- **Task statement**: Report how many lines of the following entries include the string "matplotlib"; respond with the number alone.

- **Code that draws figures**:
#####

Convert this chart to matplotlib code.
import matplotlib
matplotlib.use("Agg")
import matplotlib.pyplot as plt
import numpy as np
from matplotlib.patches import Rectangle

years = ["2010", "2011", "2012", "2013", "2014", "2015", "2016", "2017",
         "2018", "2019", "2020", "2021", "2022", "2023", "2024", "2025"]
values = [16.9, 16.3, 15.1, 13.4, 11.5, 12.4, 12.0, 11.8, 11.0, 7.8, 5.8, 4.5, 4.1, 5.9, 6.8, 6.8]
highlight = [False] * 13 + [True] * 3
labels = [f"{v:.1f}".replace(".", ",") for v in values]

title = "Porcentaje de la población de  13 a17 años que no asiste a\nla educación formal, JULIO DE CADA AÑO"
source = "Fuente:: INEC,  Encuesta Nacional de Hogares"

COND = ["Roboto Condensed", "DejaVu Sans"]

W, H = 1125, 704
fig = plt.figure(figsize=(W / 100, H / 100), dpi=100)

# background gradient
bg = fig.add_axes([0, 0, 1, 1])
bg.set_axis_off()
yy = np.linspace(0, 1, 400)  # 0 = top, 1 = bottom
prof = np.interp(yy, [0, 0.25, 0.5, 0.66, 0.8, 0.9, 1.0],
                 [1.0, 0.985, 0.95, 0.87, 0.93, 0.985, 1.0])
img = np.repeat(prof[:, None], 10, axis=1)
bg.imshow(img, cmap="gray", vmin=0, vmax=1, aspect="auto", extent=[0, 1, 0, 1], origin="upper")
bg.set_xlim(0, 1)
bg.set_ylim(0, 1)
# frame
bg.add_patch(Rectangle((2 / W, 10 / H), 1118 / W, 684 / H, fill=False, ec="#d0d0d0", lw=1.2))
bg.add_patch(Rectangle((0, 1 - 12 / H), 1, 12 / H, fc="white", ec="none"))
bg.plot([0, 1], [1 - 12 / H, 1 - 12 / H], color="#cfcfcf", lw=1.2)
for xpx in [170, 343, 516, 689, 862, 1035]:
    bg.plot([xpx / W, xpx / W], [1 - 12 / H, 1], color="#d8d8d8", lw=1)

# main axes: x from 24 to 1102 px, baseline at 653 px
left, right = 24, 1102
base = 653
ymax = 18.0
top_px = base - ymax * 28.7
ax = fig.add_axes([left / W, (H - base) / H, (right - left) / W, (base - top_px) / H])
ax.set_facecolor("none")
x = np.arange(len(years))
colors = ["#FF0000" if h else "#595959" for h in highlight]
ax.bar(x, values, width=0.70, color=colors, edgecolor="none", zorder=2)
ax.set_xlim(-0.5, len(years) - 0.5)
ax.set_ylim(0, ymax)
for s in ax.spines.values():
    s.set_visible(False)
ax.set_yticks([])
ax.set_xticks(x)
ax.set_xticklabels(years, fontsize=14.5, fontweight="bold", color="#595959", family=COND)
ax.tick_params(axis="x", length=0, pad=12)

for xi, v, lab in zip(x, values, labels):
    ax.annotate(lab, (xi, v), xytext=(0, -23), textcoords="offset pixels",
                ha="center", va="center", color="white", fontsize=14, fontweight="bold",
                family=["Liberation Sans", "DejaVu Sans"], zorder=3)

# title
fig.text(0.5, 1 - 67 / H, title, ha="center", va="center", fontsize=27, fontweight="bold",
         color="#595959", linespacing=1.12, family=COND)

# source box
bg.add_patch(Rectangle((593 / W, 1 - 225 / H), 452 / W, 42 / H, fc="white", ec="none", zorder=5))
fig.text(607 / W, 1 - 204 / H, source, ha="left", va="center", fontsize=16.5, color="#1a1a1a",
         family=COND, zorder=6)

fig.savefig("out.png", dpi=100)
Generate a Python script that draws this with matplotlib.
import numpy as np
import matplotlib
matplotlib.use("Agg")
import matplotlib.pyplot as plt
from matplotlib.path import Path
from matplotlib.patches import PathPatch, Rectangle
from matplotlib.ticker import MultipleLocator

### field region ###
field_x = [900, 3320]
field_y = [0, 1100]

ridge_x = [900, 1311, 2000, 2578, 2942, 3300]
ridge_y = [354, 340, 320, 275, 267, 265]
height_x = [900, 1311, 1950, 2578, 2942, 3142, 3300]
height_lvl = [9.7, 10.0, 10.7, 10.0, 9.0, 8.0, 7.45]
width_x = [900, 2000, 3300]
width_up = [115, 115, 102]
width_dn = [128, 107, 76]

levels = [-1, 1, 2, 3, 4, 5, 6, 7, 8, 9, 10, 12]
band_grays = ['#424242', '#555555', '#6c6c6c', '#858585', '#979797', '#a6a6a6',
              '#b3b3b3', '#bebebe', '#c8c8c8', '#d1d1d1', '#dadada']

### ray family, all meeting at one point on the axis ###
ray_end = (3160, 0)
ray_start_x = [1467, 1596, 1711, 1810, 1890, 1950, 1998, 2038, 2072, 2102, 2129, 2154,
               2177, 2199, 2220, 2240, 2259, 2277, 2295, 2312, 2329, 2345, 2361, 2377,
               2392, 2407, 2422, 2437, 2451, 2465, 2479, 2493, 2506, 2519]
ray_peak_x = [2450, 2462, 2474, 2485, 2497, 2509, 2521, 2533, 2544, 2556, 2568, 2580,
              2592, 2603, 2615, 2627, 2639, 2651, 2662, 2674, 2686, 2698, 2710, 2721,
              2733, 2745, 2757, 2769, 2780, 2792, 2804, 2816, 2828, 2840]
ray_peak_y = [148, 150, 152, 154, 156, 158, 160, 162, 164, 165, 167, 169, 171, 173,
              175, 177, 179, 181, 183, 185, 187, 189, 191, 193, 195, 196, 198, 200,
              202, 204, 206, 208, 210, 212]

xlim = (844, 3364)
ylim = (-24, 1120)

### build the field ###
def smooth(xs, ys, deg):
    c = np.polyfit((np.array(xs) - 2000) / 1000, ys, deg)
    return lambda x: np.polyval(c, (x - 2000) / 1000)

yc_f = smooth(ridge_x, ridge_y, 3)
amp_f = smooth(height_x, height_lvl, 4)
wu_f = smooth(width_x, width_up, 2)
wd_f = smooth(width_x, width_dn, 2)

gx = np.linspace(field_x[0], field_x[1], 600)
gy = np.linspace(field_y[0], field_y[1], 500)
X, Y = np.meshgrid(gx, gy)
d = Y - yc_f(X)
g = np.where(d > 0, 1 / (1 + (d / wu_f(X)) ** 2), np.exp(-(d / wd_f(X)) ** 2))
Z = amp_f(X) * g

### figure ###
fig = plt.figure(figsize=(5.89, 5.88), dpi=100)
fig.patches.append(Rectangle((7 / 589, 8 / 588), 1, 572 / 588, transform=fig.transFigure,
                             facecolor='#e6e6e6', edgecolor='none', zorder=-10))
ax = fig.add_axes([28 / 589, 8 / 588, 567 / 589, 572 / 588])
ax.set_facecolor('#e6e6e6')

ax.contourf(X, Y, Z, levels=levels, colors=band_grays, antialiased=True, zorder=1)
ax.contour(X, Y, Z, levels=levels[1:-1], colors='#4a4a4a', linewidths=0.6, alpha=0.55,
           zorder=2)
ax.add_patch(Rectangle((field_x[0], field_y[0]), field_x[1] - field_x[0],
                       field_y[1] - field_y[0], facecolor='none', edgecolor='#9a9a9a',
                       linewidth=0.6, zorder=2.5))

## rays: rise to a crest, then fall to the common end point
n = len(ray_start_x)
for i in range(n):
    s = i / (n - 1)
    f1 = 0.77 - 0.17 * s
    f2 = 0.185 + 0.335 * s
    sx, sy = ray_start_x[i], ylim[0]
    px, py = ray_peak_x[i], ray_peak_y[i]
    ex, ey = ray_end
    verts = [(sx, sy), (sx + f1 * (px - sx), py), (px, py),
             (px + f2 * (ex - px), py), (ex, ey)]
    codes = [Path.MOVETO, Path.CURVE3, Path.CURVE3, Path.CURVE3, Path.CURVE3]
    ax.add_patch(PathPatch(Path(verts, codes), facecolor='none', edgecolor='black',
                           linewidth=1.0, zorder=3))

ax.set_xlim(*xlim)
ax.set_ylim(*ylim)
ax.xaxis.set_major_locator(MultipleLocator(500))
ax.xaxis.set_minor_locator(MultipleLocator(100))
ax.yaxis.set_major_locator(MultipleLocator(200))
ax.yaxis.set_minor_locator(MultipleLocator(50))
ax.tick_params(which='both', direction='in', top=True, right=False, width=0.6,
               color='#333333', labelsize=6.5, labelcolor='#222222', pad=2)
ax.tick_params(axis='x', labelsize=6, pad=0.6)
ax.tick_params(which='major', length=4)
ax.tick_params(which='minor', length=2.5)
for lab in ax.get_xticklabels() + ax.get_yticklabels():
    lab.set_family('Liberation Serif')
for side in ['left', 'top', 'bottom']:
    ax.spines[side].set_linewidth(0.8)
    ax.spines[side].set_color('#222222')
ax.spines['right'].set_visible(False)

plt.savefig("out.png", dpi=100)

#####

- **Reply**: 12